* [Required work]: Restate the data word for word and leave the images out.

* [Raw data]:

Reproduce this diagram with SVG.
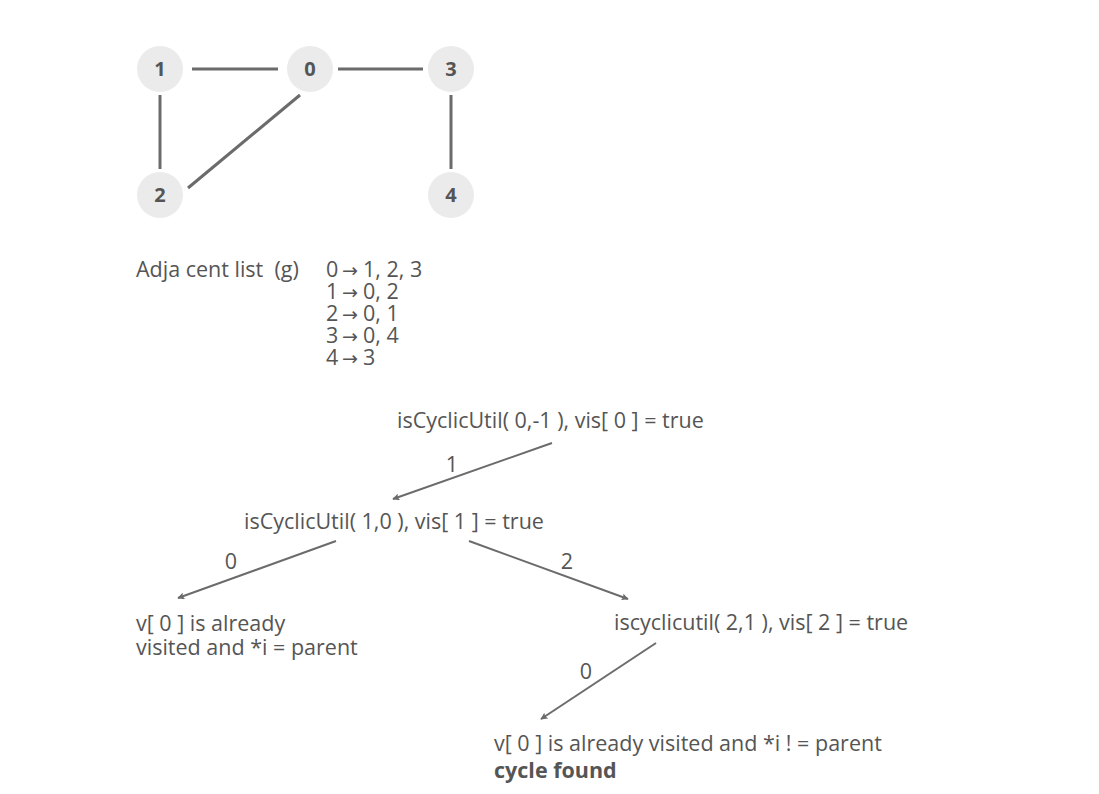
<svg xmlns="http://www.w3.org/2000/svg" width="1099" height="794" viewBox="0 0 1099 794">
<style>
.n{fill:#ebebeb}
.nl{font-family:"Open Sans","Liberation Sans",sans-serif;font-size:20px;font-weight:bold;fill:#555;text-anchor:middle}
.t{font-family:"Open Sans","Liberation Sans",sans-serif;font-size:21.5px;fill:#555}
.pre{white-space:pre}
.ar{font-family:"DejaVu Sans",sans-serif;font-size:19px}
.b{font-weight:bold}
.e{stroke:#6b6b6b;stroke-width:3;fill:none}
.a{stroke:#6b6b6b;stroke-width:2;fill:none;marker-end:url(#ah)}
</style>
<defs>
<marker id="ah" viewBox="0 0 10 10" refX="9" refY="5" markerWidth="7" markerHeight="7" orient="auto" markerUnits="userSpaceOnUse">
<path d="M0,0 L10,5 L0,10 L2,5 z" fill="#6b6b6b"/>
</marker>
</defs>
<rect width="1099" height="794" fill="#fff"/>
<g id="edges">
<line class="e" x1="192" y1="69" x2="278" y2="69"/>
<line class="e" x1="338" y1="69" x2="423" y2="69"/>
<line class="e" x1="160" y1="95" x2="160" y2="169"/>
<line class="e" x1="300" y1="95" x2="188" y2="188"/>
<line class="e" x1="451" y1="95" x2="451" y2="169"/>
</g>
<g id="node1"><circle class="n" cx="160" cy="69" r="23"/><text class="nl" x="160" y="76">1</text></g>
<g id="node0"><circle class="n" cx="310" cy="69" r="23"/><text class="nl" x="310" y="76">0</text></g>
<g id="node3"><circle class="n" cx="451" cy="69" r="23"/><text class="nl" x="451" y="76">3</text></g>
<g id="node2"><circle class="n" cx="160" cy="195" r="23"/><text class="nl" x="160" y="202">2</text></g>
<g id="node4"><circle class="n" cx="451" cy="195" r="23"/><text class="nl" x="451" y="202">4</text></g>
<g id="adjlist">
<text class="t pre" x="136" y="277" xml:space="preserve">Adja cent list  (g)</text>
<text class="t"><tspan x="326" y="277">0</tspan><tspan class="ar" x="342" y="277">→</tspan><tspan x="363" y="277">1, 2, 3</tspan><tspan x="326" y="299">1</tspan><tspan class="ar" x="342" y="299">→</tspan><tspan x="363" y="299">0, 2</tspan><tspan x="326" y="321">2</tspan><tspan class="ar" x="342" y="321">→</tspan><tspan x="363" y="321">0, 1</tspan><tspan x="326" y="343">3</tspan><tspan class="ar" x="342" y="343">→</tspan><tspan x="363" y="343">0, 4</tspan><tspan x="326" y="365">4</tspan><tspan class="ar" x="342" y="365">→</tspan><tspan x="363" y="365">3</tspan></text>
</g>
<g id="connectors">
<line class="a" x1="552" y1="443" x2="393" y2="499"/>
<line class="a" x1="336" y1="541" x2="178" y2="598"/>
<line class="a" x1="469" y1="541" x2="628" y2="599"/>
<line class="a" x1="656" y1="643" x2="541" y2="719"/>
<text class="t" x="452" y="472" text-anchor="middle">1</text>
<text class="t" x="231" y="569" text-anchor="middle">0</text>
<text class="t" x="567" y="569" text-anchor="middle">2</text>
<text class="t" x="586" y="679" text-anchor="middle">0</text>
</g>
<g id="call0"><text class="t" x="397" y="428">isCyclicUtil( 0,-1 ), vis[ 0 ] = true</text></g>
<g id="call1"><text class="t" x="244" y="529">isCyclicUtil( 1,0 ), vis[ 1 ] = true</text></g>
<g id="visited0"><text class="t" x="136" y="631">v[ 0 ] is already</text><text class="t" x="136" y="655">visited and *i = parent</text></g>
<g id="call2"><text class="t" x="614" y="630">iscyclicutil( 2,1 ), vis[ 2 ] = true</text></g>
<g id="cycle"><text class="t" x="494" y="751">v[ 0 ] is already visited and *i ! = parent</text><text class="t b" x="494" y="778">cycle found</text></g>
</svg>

* [Right answer]:
Reproduce this diagram with SVG.
<svg xmlns="http://www.w3.org/2000/svg" width="1099" height="794" viewBox="0 0 1099 794">
<style>
.n{fill:#ebebeb}
.nl{font-family:"Open Sans","Liberation Sans",sans-serif;font-size:20px;font-weight:bold;fill:#555;text-anchor:middle}
.t{font-family:"Open Sans","Liberation Sans",sans-serif;font-size:21.5px;fill:#555}
.pre{white-space:pre}
.ar{font-family:"DejaVu Sans",sans-serif;font-size:19px}
.b{font-weight:bold}
.e{stroke:#6b6b6b;stroke-width:3;fill:none}
.a{stroke:#6b6b6b;stroke-width:2;fill:none;marker-end:url(#ah)}
</style>
<defs>
<marker id="ah" viewBox="0 0 10 10" refX="9" refY="5" markerWidth="7" markerHeight="7" orient="auto" markerUnits="userSpaceOnUse">
<path d="M0,0 L10,5 L0,10 L2,5 z" fill="#6b6b6b"/>
</marker>
</defs>
<rect width="1099" height="794" fill="#fff"/>
<g id="edges">
<line class="e" x1="192" y1="69" x2="278" y2="69"/>
<line class="e" x1="338" y1="69" x2="423" y2="69"/>
<line class="e" x1="160" y1="95" x2="160" y2="169"/>
<line class="e" x1="300" y1="95" x2="188" y2="188"/>
<line class="e" x1="451" y1="95" x2="451" y2="169"/>
</g>
<g id="node1"><circle class="n" cx="160" cy="69" r="23"/><text class="nl" x="160" y="76">1</text></g>
<g id="node0"><circle class="n" cx="310" cy="69" r="23"/><text class="nl" x="310" y="76">0</text></g>
<g id="node3"><circle class="n" cx="451" cy="69" r="23"/><text class="nl" x="451" y="76">3</text></g>
<g id="node2"><circle class="n" cx="160" cy="195" r="23"/><text class="nl" x="160" y="202">2</text></g>
<g id="node4"><circle class="n" cx="451" cy="195" r="23"/><text class="nl" x="451" y="202">4</text></g>
<g id="adjlist">
<text class="t pre" x="136" y="277" xml:space="preserve">Adja cent list  (g)</text>
<text class="t"><tspan x="326" y="277">0</tspan><tspan class="ar" x="342" y="277">→</tspan><tspan x="363" y="277">1, 2, 3</tspan><tspan x="326" y="299">1</tspan><tspan class="ar" x="342" y="299">→</tspan><tspan x="363" y="299">0, 2</tspan><tspan x="326" y="321">2</tspan><tspan class="ar" x="342" y="321">→</tspan><tspan x="363" y="321">0, 1</tspan><tspan x="326" y="343">3</tspan><tspan class="ar" x="342" y="343">→</tspan><tspan x="363" y="343">0, 4</tspan><tspan x="326" y="365">4</tspan><tspan class="ar" x="342" y="365">→</tspan><tspan x="363" y="365">3</tspan></text>
</g>
<g id="connectors">
<line class="a" x1="552" y1="443" x2="393" y2="499"/>
<line class="a" x1="336" y1="541" x2="178" y2="598"/>
<line class="a" x1="469" y1="541" x2="628" y2="599"/>
<line class="a" x1="656" y1="643" x2="541" y2="719"/>
<text class="t" x="452" y="472" text-anchor="middle">1</text>
<text class="t" x="231" y="569" text-anchor="middle">0</text>
<text class="t" x="567" y="569" text-anchor="middle">2</text>
<text class="t" x="586" y="679" text-anchor="middle">0</text>
</g>
<g id="call0"><text class="t" x="397" y="428">isCyclicUtil( 0,-1 ), vis[ 0 ] = true</text></g>
<g id="call1"><text class="t" x="244" y="529">isCyclicUtil( 1,0 ), vis[ 1 ] = true</text></g>
<g id="visited0"><text class="t" x="136" y="631">v[ 0 ] is already</text><text class="t" x="136" y="655">visited and *i = parent</text></g>
<g id="call2"><text class="t" x="614" y="630">iscyclicutil( 2,1 ), vis[ 2 ] = true</text></g>
<g id="cycle"><text class="t" x="494" y="751">v[ 0 ] is already visited and *i ! = parent</text><text class="t b" x="494" y="778">cycle found</text></g>
</svg>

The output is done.